--- Written exercise ---
Lines with "Write the Chart.js code for this chart." and "const yStep = 5000;" mark the range, both included. Reproduce exactly that stretch, without pictures.

--- start ---

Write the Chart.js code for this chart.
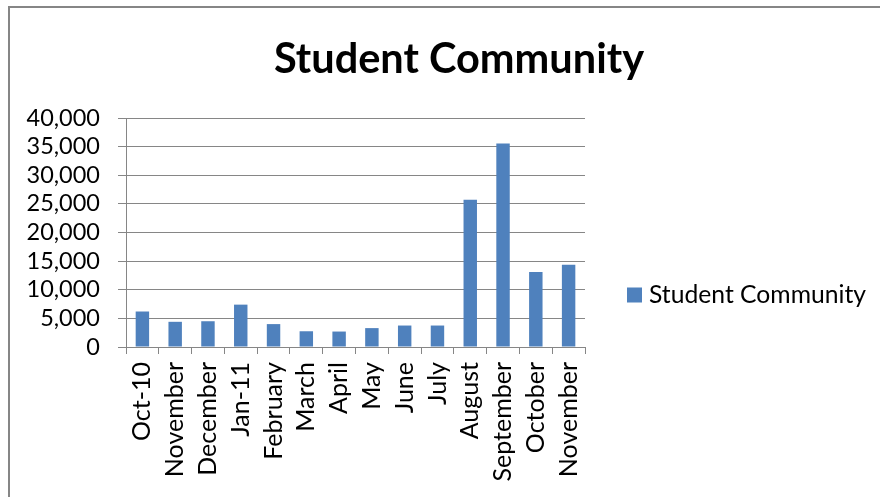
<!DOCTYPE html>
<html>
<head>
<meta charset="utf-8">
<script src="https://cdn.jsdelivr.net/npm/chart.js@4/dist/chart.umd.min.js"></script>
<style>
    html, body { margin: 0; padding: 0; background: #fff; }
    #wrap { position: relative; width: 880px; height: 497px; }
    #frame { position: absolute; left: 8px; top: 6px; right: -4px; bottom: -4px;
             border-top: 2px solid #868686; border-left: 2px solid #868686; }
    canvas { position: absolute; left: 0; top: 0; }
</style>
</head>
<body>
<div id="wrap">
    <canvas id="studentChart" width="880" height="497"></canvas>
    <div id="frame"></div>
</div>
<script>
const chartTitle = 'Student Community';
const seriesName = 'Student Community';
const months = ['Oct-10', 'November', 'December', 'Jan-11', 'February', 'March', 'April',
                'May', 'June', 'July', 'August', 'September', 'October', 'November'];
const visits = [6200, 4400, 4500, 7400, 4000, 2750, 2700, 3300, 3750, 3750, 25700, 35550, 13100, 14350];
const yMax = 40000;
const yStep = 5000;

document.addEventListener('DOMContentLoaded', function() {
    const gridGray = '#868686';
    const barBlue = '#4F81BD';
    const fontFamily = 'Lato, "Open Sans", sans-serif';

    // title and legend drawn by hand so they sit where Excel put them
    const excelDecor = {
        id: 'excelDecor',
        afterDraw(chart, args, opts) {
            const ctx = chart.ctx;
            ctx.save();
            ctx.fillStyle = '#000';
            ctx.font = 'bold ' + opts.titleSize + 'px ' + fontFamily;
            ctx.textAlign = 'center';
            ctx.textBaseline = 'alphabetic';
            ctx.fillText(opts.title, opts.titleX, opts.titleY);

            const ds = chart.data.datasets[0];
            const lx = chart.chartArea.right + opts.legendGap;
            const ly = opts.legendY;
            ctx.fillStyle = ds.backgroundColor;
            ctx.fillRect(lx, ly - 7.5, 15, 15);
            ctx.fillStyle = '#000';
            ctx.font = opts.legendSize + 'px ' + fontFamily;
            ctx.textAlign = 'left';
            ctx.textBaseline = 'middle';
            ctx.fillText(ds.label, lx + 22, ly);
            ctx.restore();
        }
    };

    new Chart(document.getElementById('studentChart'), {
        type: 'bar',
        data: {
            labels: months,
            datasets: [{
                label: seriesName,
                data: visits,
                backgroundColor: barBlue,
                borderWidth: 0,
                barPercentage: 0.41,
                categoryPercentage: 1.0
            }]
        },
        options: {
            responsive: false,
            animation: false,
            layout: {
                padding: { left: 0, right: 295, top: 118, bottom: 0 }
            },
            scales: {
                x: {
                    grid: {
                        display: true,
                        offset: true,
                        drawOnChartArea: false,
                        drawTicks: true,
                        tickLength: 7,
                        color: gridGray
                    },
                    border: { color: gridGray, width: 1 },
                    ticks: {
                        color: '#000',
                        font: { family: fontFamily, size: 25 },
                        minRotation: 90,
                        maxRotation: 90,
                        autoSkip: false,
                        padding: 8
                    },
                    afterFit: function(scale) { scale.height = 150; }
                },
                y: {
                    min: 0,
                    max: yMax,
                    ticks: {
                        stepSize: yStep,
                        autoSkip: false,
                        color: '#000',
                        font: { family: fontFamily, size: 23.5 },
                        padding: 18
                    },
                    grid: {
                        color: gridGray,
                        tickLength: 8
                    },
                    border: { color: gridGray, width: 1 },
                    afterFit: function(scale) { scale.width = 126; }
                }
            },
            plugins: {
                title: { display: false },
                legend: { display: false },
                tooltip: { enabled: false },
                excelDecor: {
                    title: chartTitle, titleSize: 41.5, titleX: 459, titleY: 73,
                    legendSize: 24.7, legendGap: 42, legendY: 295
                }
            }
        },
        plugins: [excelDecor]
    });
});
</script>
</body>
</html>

--- end ---
--- start ---

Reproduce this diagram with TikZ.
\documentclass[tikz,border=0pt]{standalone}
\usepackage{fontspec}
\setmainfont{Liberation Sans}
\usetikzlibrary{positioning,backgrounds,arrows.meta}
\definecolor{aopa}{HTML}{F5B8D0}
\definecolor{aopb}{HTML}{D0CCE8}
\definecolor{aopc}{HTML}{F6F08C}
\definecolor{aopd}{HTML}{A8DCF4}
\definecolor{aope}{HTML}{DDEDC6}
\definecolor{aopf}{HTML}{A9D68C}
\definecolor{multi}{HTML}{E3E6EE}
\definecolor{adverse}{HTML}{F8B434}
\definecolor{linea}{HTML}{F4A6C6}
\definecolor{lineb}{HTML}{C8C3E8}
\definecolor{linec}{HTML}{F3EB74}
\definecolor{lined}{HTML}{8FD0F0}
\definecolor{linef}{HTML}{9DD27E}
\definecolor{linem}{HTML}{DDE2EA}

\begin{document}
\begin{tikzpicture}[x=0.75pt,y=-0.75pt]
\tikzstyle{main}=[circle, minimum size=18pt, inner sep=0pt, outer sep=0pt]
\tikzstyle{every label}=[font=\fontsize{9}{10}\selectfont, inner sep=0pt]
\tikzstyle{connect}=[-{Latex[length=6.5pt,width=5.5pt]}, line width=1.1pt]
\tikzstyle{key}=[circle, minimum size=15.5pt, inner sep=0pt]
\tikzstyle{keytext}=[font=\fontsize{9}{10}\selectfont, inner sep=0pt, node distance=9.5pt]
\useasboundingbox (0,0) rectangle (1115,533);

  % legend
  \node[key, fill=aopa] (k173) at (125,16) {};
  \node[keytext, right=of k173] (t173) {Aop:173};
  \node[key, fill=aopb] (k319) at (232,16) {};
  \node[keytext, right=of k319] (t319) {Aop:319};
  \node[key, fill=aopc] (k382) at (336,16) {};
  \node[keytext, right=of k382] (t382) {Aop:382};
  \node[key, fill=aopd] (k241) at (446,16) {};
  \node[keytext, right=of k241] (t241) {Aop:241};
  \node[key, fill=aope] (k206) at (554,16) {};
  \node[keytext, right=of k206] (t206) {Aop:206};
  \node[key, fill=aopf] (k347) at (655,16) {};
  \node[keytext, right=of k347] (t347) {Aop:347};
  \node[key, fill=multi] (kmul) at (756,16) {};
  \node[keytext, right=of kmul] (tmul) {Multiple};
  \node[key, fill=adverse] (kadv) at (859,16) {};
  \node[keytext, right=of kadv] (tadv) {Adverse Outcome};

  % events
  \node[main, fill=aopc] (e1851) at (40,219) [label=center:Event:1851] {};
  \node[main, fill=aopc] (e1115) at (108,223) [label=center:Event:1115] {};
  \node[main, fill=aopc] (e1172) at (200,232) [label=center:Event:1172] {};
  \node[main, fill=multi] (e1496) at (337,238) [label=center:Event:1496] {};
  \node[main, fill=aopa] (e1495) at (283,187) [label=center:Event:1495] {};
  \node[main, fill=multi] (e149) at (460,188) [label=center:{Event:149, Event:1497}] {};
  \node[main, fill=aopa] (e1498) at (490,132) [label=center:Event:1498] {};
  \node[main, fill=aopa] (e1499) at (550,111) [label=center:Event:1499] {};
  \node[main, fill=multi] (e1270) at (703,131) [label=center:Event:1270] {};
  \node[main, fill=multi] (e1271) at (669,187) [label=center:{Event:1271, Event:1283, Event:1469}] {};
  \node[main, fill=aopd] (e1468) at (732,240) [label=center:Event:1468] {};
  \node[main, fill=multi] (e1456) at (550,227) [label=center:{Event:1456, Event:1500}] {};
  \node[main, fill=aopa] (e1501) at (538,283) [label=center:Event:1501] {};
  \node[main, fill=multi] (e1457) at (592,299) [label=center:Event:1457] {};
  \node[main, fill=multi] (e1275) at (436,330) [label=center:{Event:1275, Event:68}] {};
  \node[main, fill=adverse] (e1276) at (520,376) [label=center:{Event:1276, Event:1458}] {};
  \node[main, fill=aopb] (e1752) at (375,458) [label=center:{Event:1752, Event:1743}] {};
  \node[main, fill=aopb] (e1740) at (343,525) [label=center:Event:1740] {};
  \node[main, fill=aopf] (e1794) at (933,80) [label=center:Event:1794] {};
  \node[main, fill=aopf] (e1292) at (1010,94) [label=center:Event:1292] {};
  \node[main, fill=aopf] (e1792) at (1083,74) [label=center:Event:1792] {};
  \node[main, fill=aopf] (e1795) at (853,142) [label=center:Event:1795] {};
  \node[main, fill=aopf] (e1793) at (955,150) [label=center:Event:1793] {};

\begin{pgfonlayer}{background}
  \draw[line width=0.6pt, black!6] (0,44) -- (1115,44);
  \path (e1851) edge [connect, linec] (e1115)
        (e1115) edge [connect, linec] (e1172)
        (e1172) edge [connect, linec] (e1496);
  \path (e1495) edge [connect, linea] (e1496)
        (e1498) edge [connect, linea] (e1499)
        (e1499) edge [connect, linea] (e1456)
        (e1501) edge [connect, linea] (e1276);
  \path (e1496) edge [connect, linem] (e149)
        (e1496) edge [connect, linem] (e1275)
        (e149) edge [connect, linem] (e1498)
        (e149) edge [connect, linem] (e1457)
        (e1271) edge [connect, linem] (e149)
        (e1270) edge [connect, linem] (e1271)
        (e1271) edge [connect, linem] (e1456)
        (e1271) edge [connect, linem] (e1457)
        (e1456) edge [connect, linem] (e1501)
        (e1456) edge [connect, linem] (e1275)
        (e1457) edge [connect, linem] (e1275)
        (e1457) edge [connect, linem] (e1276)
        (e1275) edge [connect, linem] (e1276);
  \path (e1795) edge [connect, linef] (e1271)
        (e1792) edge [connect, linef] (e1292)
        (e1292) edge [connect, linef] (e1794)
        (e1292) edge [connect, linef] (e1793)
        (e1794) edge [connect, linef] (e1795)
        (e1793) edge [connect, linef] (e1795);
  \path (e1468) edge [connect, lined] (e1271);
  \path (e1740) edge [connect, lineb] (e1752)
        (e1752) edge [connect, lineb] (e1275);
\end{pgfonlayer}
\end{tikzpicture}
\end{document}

--- end ---
--- start ---

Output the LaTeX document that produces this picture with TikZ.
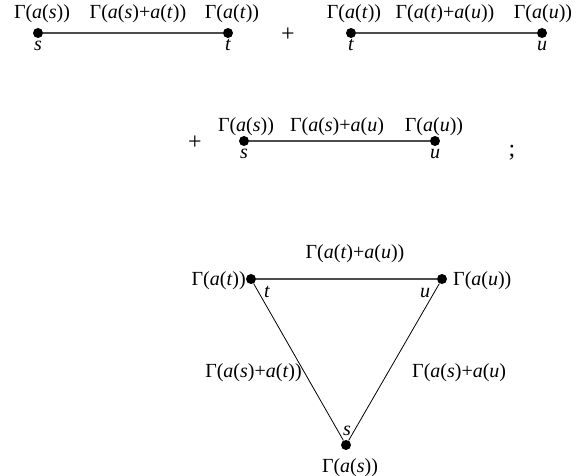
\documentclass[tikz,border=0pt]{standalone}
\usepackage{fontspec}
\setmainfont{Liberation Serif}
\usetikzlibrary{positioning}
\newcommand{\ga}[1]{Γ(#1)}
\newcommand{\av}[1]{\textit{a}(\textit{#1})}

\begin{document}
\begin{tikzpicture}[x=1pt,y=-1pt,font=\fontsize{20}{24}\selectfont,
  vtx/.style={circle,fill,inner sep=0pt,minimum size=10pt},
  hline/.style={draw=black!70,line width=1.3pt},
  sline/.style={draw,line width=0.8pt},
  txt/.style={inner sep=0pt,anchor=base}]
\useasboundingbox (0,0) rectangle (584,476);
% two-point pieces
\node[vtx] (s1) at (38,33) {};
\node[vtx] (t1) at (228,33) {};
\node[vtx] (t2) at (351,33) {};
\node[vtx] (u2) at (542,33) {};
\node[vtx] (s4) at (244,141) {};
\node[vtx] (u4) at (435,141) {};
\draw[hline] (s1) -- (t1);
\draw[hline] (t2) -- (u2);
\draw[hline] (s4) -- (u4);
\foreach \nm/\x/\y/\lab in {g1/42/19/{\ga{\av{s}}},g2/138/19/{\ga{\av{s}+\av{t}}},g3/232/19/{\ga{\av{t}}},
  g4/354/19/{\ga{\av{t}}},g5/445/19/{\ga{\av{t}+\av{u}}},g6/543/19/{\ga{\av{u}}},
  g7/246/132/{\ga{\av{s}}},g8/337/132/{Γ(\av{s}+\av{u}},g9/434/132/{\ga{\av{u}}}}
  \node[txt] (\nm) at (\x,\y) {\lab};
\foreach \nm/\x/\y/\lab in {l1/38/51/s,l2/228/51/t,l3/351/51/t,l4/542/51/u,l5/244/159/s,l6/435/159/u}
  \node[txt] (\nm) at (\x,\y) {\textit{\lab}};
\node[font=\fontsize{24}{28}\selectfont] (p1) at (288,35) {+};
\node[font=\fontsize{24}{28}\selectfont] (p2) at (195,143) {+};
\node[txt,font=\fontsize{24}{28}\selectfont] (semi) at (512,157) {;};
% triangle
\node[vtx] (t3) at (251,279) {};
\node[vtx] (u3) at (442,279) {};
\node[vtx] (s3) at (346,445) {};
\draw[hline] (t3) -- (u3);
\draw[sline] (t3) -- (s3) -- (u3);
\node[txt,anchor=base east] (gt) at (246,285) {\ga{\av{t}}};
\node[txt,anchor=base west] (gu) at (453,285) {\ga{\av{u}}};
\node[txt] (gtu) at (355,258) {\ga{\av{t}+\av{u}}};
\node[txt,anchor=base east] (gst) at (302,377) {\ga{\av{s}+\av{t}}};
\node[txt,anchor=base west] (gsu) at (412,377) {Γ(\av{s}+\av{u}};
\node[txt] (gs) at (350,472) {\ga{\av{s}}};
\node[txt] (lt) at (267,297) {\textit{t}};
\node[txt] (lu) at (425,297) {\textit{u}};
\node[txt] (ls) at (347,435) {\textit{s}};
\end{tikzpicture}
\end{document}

--- end ---

--- Response to the task ---
Write the Chart.js code for this chart.
<!DOCTYPE html>
<html>
<head>
<meta charset="utf-8">
<script src="https://cdn.jsdelivr.net/npm/chart.js@4/dist/chart.umd.min.js"></script>
<style>
    html, body { margin: 0; padding: 0; background: #fff; }
    #wrap { position: relative; width: 880px; height: 497px; }
    #frame { position: absolute; left: 8px; top: 6px; right: -4px; bottom: -4px;
             border-top: 2px solid #868686; border-left: 2px solid #868686; }
    canvas { position: absolute; left: 0; top: 0; }
</style>
</head>
<body>
<div id="wrap">
    <canvas id="studentChart" width="880" height="497"></canvas>
    <div id="frame"></div>
</div>
<script>
const chartTitle = 'Student Community';
const seriesName = 'Student Community';
const months = ['Oct-10', 'November', 'December', 'Jan-11', 'February', 'March', 'April',
                'May', 'June', 'July', 'August', 'September', 'October', 'November'];
const visits = [6200, 4400, 4500, 7400, 4000, 2750, 2700, 3300, 3750, 3750, 25700, 35550, 13100, 14350];
const yMax = 40000;
const yStep = 5000;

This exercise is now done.